I would love to do away with linking field altogether and have a separate area of the admin to handle associations, but that is a pipe dream I fear.

Anyway, I have no bad will to anyone, I just want this done right once and for all.

@designermonkey - I certainly agree that in theory releationships are section based rather then field based. And would certainly be nice to have the same UI in a drawer functionality.

That is, from a database design perspective if I want my blog to have multiple images, I should add a relationship from my images section to the blog section. However it's not practical to add images and link each to the blog, but we do the other way around in terms of ui - add the image to the blog (SSM way)

Is that what you're trying to get at?

Exactly.

You shouldn't be using the field to physically perform the link. You should be in your parent entry, your 'Blog' and use a UI to add images to it in your 'Images' section. That UI is the associations drawer, which is why we added a very basic one.

It's not just a 'reference' to the associations, it's where the associations should all be performed from.

The associations drawer in the child 'Images' section, that is a reference, and is there so theoretically (with a bit of UI work) you can add your current entry 'Image' to another parent entry 'Blog' if you wished to.

I have tried to apologise privately, even when I don't know what I've said that is bad.

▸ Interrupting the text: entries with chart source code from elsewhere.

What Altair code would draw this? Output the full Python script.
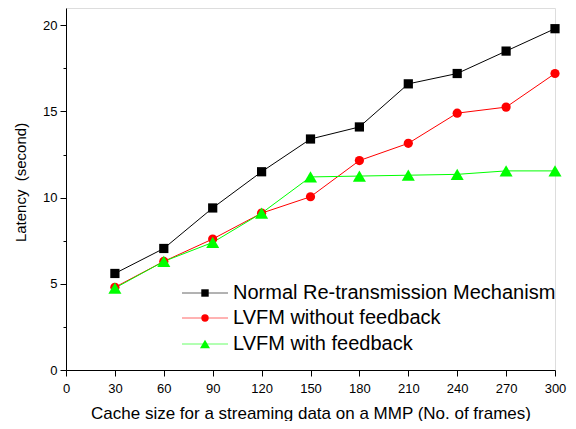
import altair as alt
import pandas as pd

series = ["Normal Re-transmission Mechanism", "LVFM without feedback", "LVFM with feedback"]
cache = [30, 60, 90, 120, 150, 180, 210, 240, 270, 300]
normal = [5.6, 7.05, 9.4, 11.5, 13.4, 14.1, 16.6, 17.2, 18.5, 19.8]
no_fb = [4.8, 6.3, 7.6, 9.1, 10.05, 12.15, 13.15, 14.9, 15.25, 17.2]
with_fb = [4.75, 6.3, 7.4, 9.1, 11.2, 11.25, 11.3, 11.35, 11.55, 11.55]
colors = ["#000000", "#ff0000", "#00ff00"]
shapes = ["square", "circle", "triangle-up"]

rows = []
for name, vals in zip(series, [normal, no_fb, with_fb]):
    for c, v in zip(cache, vals):
        rows.append({"series": name, "cache": c, "latency": v})
df = pd.DataFrame(rows)

FONT = "Liberation Sans"
W, H = 489, 362

xenc = alt.X(
    "cache:Q",
    scale=alt.Scale(domain=[0, 300], nice=False),
    axis=alt.Axis(
        title="Cache size for a streaming data on a MMP (No. of frames)",
        values=list(range(0, 301, 15)),
        labelExpr="datum.value % 30 === 0 ? datum.label : ''",
        tickSize={"condition": {"test": "datum.value % 30 === 0", "value": 6}, "value": 3},
        grid=False, domainColor="black", tickColor="black", labelColor="black",
        titleColor="black", labelFontSize=13, titleFontSize=17, labelFont=FONT,
        titleFont=FONT, titleFontWeight="normal", labelPadding=6, titlePadding=10,
        labelFlush=False,
    ),
)
yenc = alt.Y(
    "latency:Q",
    scale=alt.Scale(domain=[0, 21], nice=False),
    axis=alt.Axis(
        title="Latency\u00a0 (second)",
        values=[i * 2.5 for i in range(9)],
        labelExpr="datum.value % 5 === 0 ? datum.label : ''",
        tickSize={"condition": {"test": "datum.value % 5 === 0", "value": 6}, "value": 3},
        grid=False, domainColor="black", tickColor="black", labelColor="black",
        titleColor="black", labelFontSize=13, titleFontSize=15, labelFont=FONT,
        titleFont=FONT, titleFontWeight="normal", labelPadding=3, titlePadding=14,
        titleY=174,
        labelFlush=False,
    ),
)
cscale = alt.Scale(domain=series, range=colors)
sscale = alt.Scale(domain=series, range=shapes)

lines = alt.Chart(df).mark_line(strokeWidth=1).encode(
    x=xenc, y=yenc,
    color=alt.Color("series:N", scale=cscale, legend=None),
    detail="series:N",
)
pt_sizes = [85, 85, 170]
layers = [lines]
for name, col, shp, sz in zip(series, colors, shapes, pt_sizes):
    layers.append(alt.Chart(df).transform_filter(alt.datum.series == name).mark_point(
        filled=True, opacity=1, color=col, shape=shp, size=sz).encode(
        x="cache:Q", y="latency:Q"))

ly = [285, 310, 336]
lsizes = [55, 55, 100]
for name, col, shp, yy, sz in zip(series, colors, shapes, ly, lsizes):
    d = alt.Data(values=[{"label": name}])
    layers.append(alt.Chart(d).mark_rule(color=col, strokeWidth=1, opacity=0.6).encode(
        x=alt.value(116), x2=alt.value(162), y=alt.value(yy)))
    layers.append(alt.Chart(d).mark_point(filled=True, opacity=1, color=col, shape=shp, size=sz).encode(
        x=alt.value(139), y=alt.value(yy)))
    layers.append(alt.Chart(d).mark_text(align="left", baseline="middle", font=FONT, fontSize=20,
                                         color="black").encode(
        x=alt.value(167), y=alt.value(yy), text="label:N"))

chart = alt.layer(*layers).properties(
    width=W, height=H,
    autosize=alt.AutoSizeParams(type="none"),
    padding={"left": 58, "top": 0, "right": 13, "bottom": 51},
).configure_view(stroke=None).configure(background="white")

chart.save("out.html", embed_options={"renderer": "svg", "actions": False})
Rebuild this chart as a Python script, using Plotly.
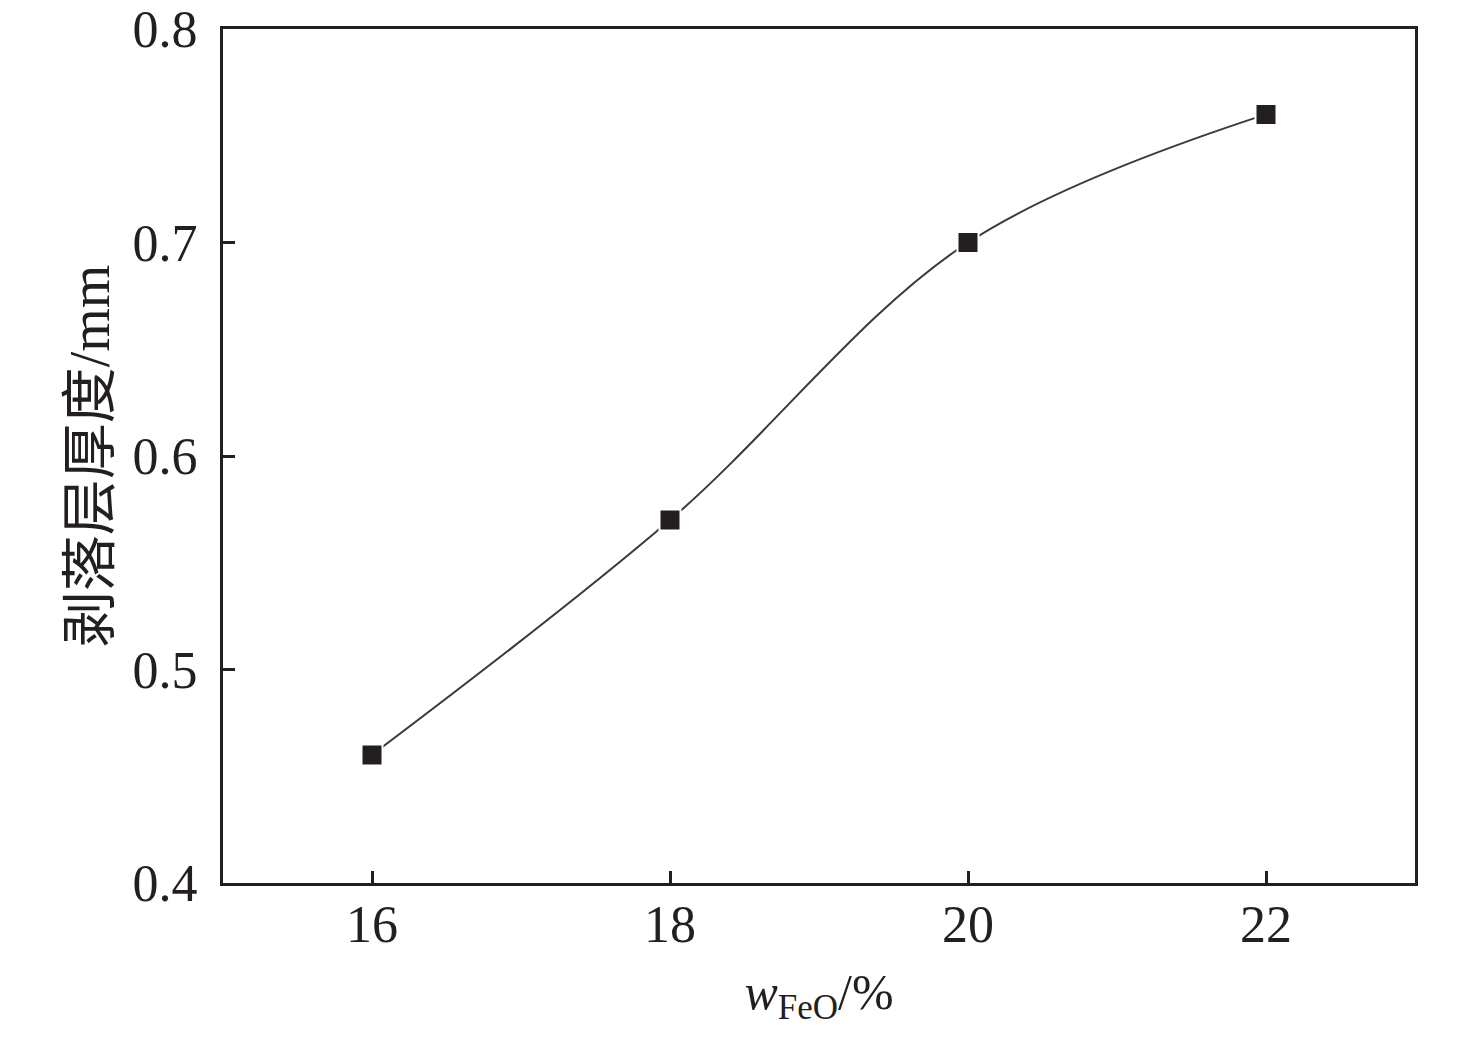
"""
Spalling layer thickness vs FeO content
"""

import plotly.graph_objects as go

feo_content = [16, 18, 20, 22]
spall_thickness = [0.46, 0.57, 0.70, 0.76]
x_ticks = [16, 18, 20, 22]
y_ticks = [0.4, 0.5, 0.6, 0.7, 0.8]

INK = "#231f20"
SERIF = "Liberation Serif, Times New Roman, Noto Sans CJK SC, serif"


def build_figure():
    """Build the line chart with square markers"""
    fig = go.Figure()

    fig.add_trace(
        go.Scatter(
            x=feo_content,
            y=spall_thickness,
            mode="lines+markers",
            line=dict(color="#3a3a3a", width=2, shape="spline", smoothing=1.0),
            marker=dict(symbol="square", size=21, color=INK, line=dict(color="white", width=2)),
            showlegend=False,
        )
    )

    axis_common = dict(
        showline=True,
        linecolor=INK,
        linewidth=3,
        mirror=True,
        ticks="inside",
        ticklen=12,
        tickwidth=3,
        tickcolor=INK,
        showgrid=False,
        zeroline=False,
        automargin=False,
        ticklabeloverflow="allow",
        tickfont=dict(family=SERIF, size=52, color=INK),
    )

    fig.update_xaxes(
        range=[15, 23],
        tickvals=x_ticks,
        ticklabelstandoff=-6,
        title=dict(
            text="<i>w</i><sub>FeO</sub>/%",
            font=dict(family=SERIF, size=50, color=INK),
            standoff=22,
        ),
        **axis_common,
    )
    fig.update_yaxes(
        range=[0.4, 0.8],
        tickvals=y_ticks,
        tickformat=".1f",
        ticklabelstandoff=12,
        title=dict(
            text="剥落层厚度/mm",
            font=dict(family=SERIF, size=56, color=INK),
            standoff=5,
        ),
        **axis_common,
    )

    fig.update_layout(
        width=1476,
        height=1040,
        margin=dict(l=215, r=69, t=21, b=165),
        plot_bgcolor="white",
        paper_bgcolor="white",
    )
    return fig


if __name__ == "__main__":
    fig = build_figure()
    fig.write_html("out.html")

And a reply is on its way. All good.

I'm one of the Symphonians who likes to understand what is under the hood. Though I'm more the designer/front-end guy than a back-end developer.

In the example given: the right (or maybe most direct/short) way should be that the image stores all the ids of blog entries where it is used.

With the association field there is an extra holder who stores both the entry id and the id(s) of the image(s). That way it is an additional link in the chain.

So the field shouldn't be a real field but more a symbolic link to the parent (in this example the image).

Do I finally understand this discussion correctly?